-- Dataset extract start --

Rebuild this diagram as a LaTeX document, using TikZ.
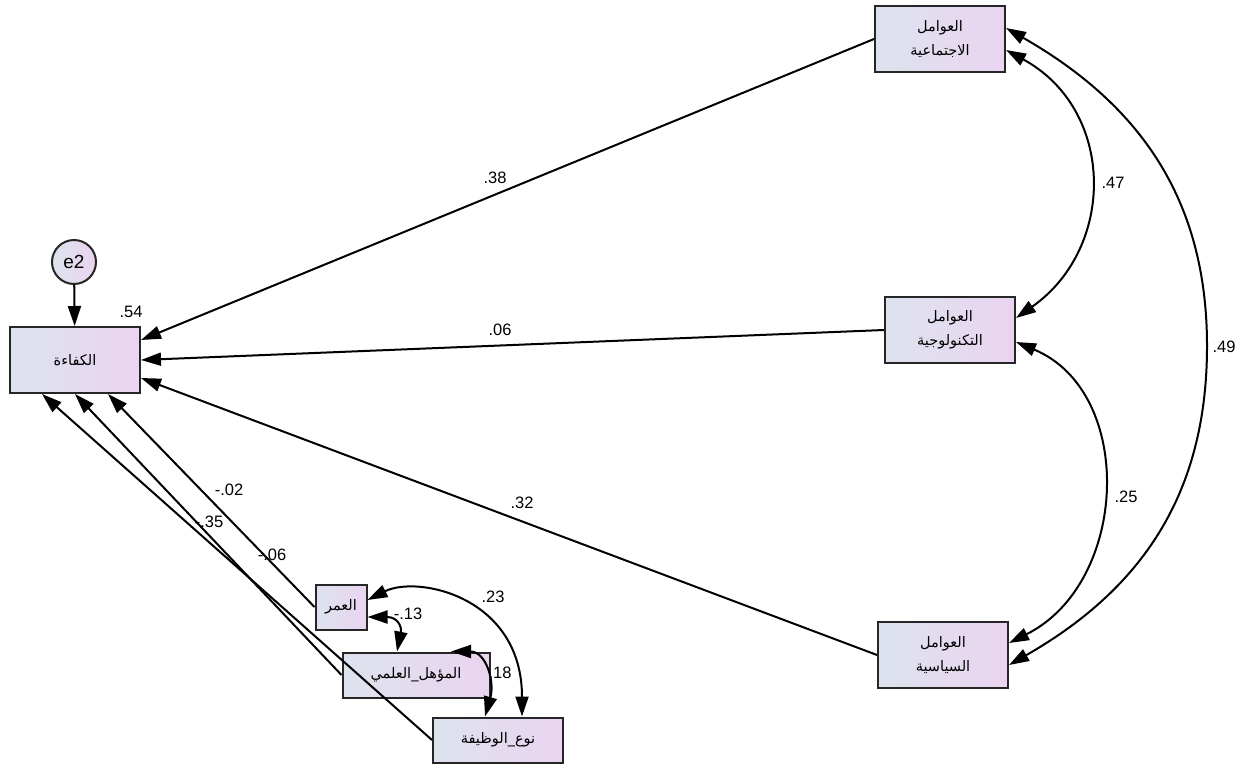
\documentclass[tikz,border=0pt]{standalone}
\usepackage{fontspec}
\setmainfont{Liberation Sans}
\newfontfamily\arabicfont[Script=Arabic]{DejaVu Sans}
\TeXXeTstate=1
\usetikzlibrary{arrows.meta,calc}
\definecolor{boxL}{HTML}{DDE3EE}
\definecolor{boxR}{HTML}{EAD4F0}
\newcommand{\artxt}[1]{{\arabicfont\beginR #1\endR}}
\begin{document}
\begin{tikzpicture}[x=1pt,y=-1pt,
  var/.style={draw=black!85, line width=2pt, left color=boxL, right color=boxR,
    inner sep=0pt, align=center, font=\fontsize{14.5}{24}\selectfont},
  lat/.style={circle, draw=black!85, line width=2pt, left color=boxL, right color=boxR,
    inner sep=0pt, minimum size=44pt, font=\fontsize{19}{19}\selectfont},
  path/.style={line width=2pt, -{Triangle[length=20pt,width=13pt]}},
  cov/.style={line width=2pt, {Triangle[length=20pt,width=13pt]}-{Triangle[length=20pt,width=13pt]}},
  lbl/.style={font=\fontsize{16.5}{16.5}\selectfont, inner sep=0pt}]
\useasboundingbox[fill=white] (0,0) rectangle (1244,768);

% nodes
\node[var, minimum width=130pt, minimum height=66pt] (kaf) at (75,360) {\artxt{الكفاءة}};
\node[lat] (e2) at (74,262) {e2};
\node[var, minimum width=130pt, minimum height=66pt] (soc) at (940,39) {\artxt{العوامل}\\\artxt{الاجتماعية}};
\node[var, minimum width=130pt, minimum height=66pt] (tec) at (950,330) {\artxt{العوامل}\\\artxt{التكنولوجية}};
\node[var, minimum width=130pt, minimum height=66pt] (pol) at (943,655) {\artxt{العوامل}\\\artxt{السياسية}};
\node[var, minimum width=51pt, minimum height=45pt] (umr) at (341,607) {\artxt{العمر}};
\node[var, minimum width=147pt, minimum height=45pt] (muw) at (416,675) {\artxt{المؤهل\_العلمي}};
\node[var, minimum width=130pt, minimum height=45pt] (naw) at (498,740) {\artxt{نوع\_الوظيفة}};
\coordinate (m49) at (1207,346);

% regression paths
\draw[path] (e2) -- (kaf);
\draw[path] (soc.west) -- ($(kaf.east)+(0,-20)$);
\draw[path] (tec.west) -- (kaf.east);
\draw[path] (pol.west) -- ($(kaf.east)+(0,18)$);
\draw[path] (umr.west) -- ($(kaf.south)+(33,0)$);
\draw[path] (muw.west) -- (kaf.south);
\draw[path] (naw.west) -- ($(kaf.south)+(-33,0)$);

% covariances (right)
\draw[cov] ($(soc.east)+(0,11)$) .. controls +(110,60) and +(100,-70) .. ($(tec.east)+(0,-12)$);
\draw[cov] ($(tec.east)+(0,12)$) .. controls +(120,50) and +(120,-60) .. ($(pol.east)+(0,-12)$);
\draw[cov] ($(soc.east)+(0,-11)$) .. controls +(140,80) and +(0,-140) .. (m49) .. controls +(0,140) and +(140,-80) .. ($(pol.east)+(0,10)$);

% covariances (small boxes)
\draw[cov] ($(umr.east)+(0,-7)$) .. controls +(50,-25) and +(0,-120) .. ($(naw.north)+(24,0)$);
\draw[cov] ($(umr.east)+(0,10)$) .. controls +(30,0) and +(5,-25) .. ($(muw.north)+(-19,0)$);
\draw[cov] ($(muw.north)+(35,0)$) .. controls +(35,0) and +(10,-35) .. ($(naw.north)+(-13,0)$);

% labels
\node[lbl] (l54) at (131,312) {.54};
\node[lbl] (l38) at (495,178) {.38};
\node[lbl] (l06) at (500,330) {.06};
\node[lbl] (l32) at (522,503) {.32};
\node[lbl] (l47) at (1113,183) {.47};
\node[lbl] (l25) at (1126,497) {.25};
\node[lbl] (l49) at (1224,347) {.49};
\node[lbl] (l02) at (229,490) {-.02};
\node[lbl] (l35) at (209,522) {-.35};
\node[lbl] (l06b) at (272,555) {-.06};
\node[lbl] (l23) at (493,597) {.23};
\node[lbl] (l13) at (408,614) {-.13};
\node[lbl] (l18) at (500,673) {.18};
\end{tikzpicture}
\end{document}
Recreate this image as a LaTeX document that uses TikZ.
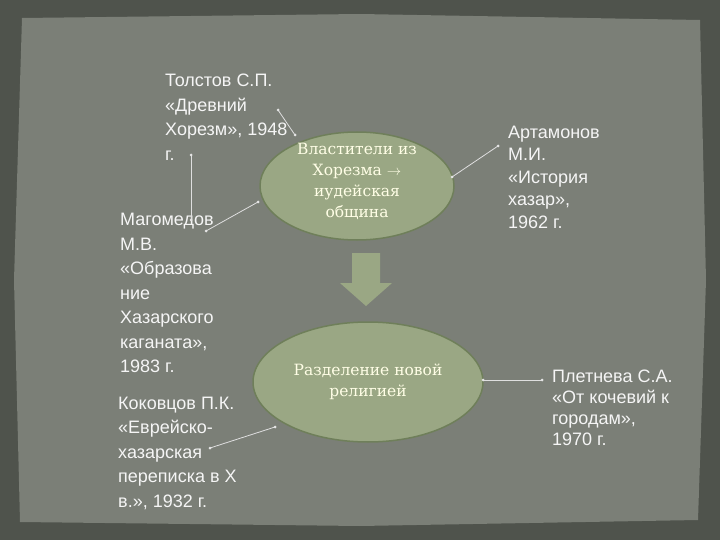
\documentclass[tikz,border=0pt]{standalone}
\usepackage{fontspec}
\setmainfont{Liberation Sans}
\newfontfamily\serifcyr{DejaVu Serif}
\begin{document}
\begin{tikzpicture}[x=1pt,y=-1pt,
  txt/.style={anchor=west,align=left,text=white!92!gray,font=\fontsize{18}{24.5}\selectfont,inner sep=0pt},
  ell/.style={fill=lightell,draw=darkell,line width=1.5pt},
  conn/.style={draw=white!75!gray,line width=0.8pt},
  etxt/.style={text=white!90!yellow,font=\serifcyr\fontsize{15.5}{21}\selectfont,align=center}]
\definecolor{bgdark}{HTML}{4F534C}
\definecolor{bglight}{HTML}{7B7F77}
\definecolor{darkell}{HTML}{6F7F5A}
\definecolor{lightell}{HTML}{9AA784}
\fill[bgdark] (0,0) rectangle (720,540);
\useasboundingbox (0,0) rectangle (720,540);
\fill[bglight] (22,18) -- (360,14) -- (700,20) -- (706,280) -- (698,520) -- (360,526) -- (20,522) -- (14,280) -- cycle;
% ellipses
\draw[ell] (357,186) ellipse [x radius=97,y radius=54];
\draw[ell] (368,382) ellipse [x radius=115,y radius=60];
\node[etxt] (e1) at (357,181) {Властители из\\Хорезма $\rightarrow$\\иудейская\\община};
\node[etxt] (e2) at (368,382) {Разделение новой\\религией};
% big arrow
\fill[lightell] (352,253) -- (380,253) -- (380,283) -- (392,283) -- (366,306) -- (340,283) -- (352,283) -- cycle;
% texts
\node[txt] (tol) at (165,117) {Толстов С.П.\\«Древний\\Хорезм», 1948\\г.};
\node[txt] (mag) at (120,293) {Магомедов\\М.В.\\«Образова\\ние\\Хазарского\\каганата»,\\1983 г.};
\node[txt] (kok) at (118,453) {Коковцов П.К.\\«Еврейско-\\хазарская\\переписка в Х\\в.», 1932 г.};
\node[txt,font=\fontsize{18}{22.5}\selectfont] (art) at (508,177) {Артамонов\\М.И.\\«История\\хазар»,\\1962 г.};
\node[txt,font=\fontsize{18}{21}\selectfont] (ple) at (552,408) {Плетнева С.А.\\«От кочевий к\\городам»,\\1970 г.};
% connectors
\coordinate (t1) at (278,110); \coordinate (t2) at (295,135);
\coordinate (m1) at (206,231); \coordinate (m2) at (258,202);
\coordinate (v1) at (191,155); \coordinate (v2) at (191,220);
\coordinate (a1) at (452,177); \coordinate (a2) at (498,146);
\coordinate (p1) at (483,380); \coordinate (p2) at (542,380);
\coordinate (k1) at (275,427); \coordinate (k2) at (210,448);
\foreach \a/\b in {t1/t2,m1/m2,v1/v2,a1/a2,p1/p2,k1/k2}{
  \draw[conn] (\a) -- (\b);
  \fill[white!80!gray] (\a) circle (1.5);
  \fill[white!80!gray] (\b) circle (1.5);}
\end{tikzpicture}
\end{document}
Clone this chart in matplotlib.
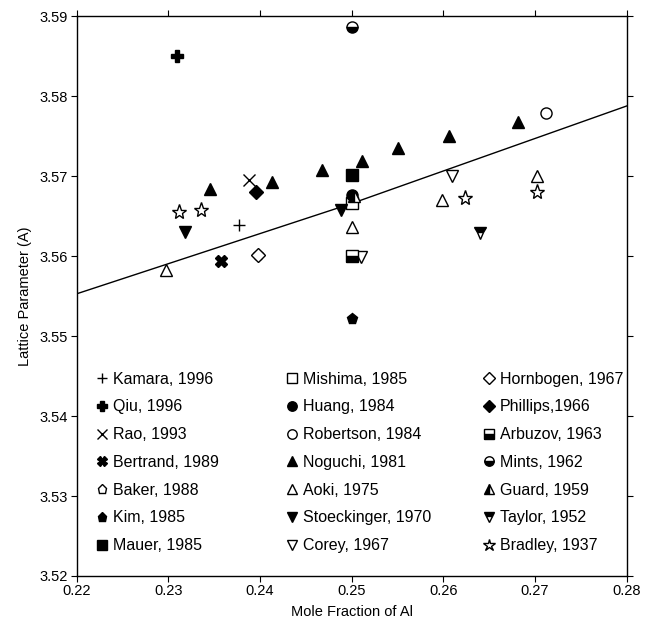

-- Dataset extract end --

> _Problem_
Reproduce only the lines of the records from the start up to and including the line that holds "(m49) at (1207,346);"; do not carry over any picture.

> _Correct answer_
Rebuild this diagram as a LaTeX document, using TikZ.
\documentclass[tikz,border=0pt]{standalone}
\usepackage{fontspec}
\setmainfont{Liberation Sans}
\newfontfamily\arabicfont[Script=Arabic]{DejaVu Sans}
\TeXXeTstate=1
\usetikzlibrary{arrows.meta,calc}
\definecolor{boxL}{HTML}{DDE3EE}
\definecolor{boxR}{HTML}{EAD4F0}
\newcommand{\artxt}[1]{{\arabicfont\beginR #1\endR}}
\begin{document}
\begin{tikzpicture}[x=1pt,y=-1pt,
  var/.style={draw=black!85, line width=2pt, left color=boxL, right color=boxR,
    inner sep=0pt, align=center, font=\fontsize{14.5}{24}\selectfont},
  lat/.style={circle, draw=black!85, line width=2pt, left color=boxL, right color=boxR,
    inner sep=0pt, minimum size=44pt, font=\fontsize{19}{19}\selectfont},
  path/.style={line width=2pt, -{Triangle[length=20pt,width=13pt]}},
  cov/.style={line width=2pt, {Triangle[length=20pt,width=13pt]}-{Triangle[length=20pt,width=13pt]}},
  lbl/.style={font=\fontsize{16.5}{16.5}\selectfont, inner sep=0pt}]
\useasboundingbox[fill=white] (0,0) rectangle (1244,768);

% nodes
\node[var, minimum width=130pt, minimum height=66pt] (kaf) at (75,360) {\artxt{الكفاءة}};
\node[lat] (e2) at (74,262) {e2};
\node[var, minimum width=130pt, minimum height=66pt] (soc) at (940,39) {\artxt{العوامل}\\\artxt{الاجتماعية}};
\node[var, minimum width=130pt, minimum height=66pt] (tec) at (950,330) {\artxt{العوامل}\\\artxt{التكنولوجية}};
\node[var, minimum width=130pt, minimum height=66pt] (pol) at (943,655) {\artxt{العوامل}\\\artxt{السياسية}};
\node[var, minimum width=51pt, minimum height=45pt] (umr) at (341,607) {\artxt{العمر}};
\node[var, minimum width=147pt, minimum height=45pt] (muw) at (416,675) {\artxt{المؤهل\_العلمي}};
\node[var, minimum width=130pt, minimum height=45pt] (naw) at (498,740) {\artxt{نوع\_الوظيفة}};
\coordinate (m49) at (1207,346);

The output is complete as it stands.